When, finally, the Ramona shelter personnel told the Slussers that they’d been caring for Ginger for two months and that in a week she’d be put down if she wasn’t adopted, Lisa says she knew “it was meant to be.” The Slussers renamed the pooch “Dixie.”

Says Spirit, “The truckers are ­saving these dogs one after another after another at these shows.” She’s hoping she can get at least one more shelter to make the effort the Ramona shelter has. In the meantime, she’s spreading the gospel via her weekly shows, her Facebook page and website (www.musical­truckindogs.com) and a ­corner of the website of Southern California newspaper the Press-Enterprise, where Spirit keeps a blog, http://blogs.inlandsocal.com/pets/truckin-dogs.



Operation Roger helps pets go home

Carolyn Magner


Five years ago, Sue Wiese, aka Classy Lady, was haunted by the stories of abandoned and lost pets in the aftermath of Hurricane Katrina. Still mourning the loss of her toy Manchester terrier, “Roger,” she yearned to do something to help but wasn’t sure what one person could do. She says the idea to utilize truck drivers to help transport rescued animals came straight from God, and she immediately began to search for a way to get started. “I didn’t even know what the word transport meant in the context of animal rescue,” she says. But she made it her mission to find out. After reading about PetFinder.com and its pet transportation needs, Operation Roger was born.


Roger (now deceased), mascot for Operation Roger


Without anything more than a good idea, Wiese went on the Bill Mack show on XM Satellite Radio, talked about her plan and asked interested truck drivers to volunteer to take pets in need of a home to their new owners. The response was overwhelming. “I had no idea so many truckers would be willing to help out with this program,” Wiese says.

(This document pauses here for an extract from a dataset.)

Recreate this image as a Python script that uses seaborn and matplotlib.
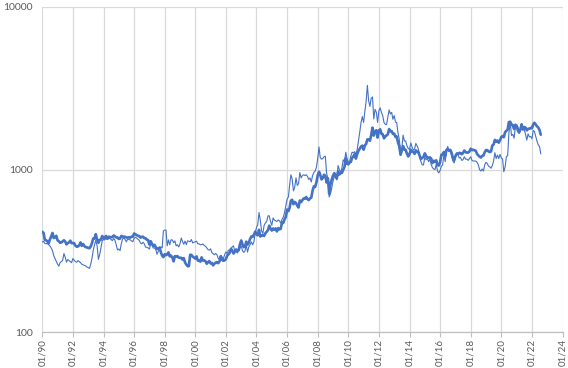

Today, the nonprofit organization, based in Joshua, Texas, is made up of regional and long-haul volunteer haulers who donate their time to transport animals in need of a home. They coordinate their pickups with their freight schedules, transporting pets across the country. Volunteers sign up on Wiese’s www.operationroger.com website, and she matches them with pets on their route. Her volunteers have transported 486 dogs, cats, birds and even pet hamsters and rats in the five years of operation. The pets come from kill shelters and go to foster or adoptive homes. Many of the animals have been abused or abandoned and she doesn’t take any animals from the show circuit or puppy mills. “This is my critter ministry,” she says.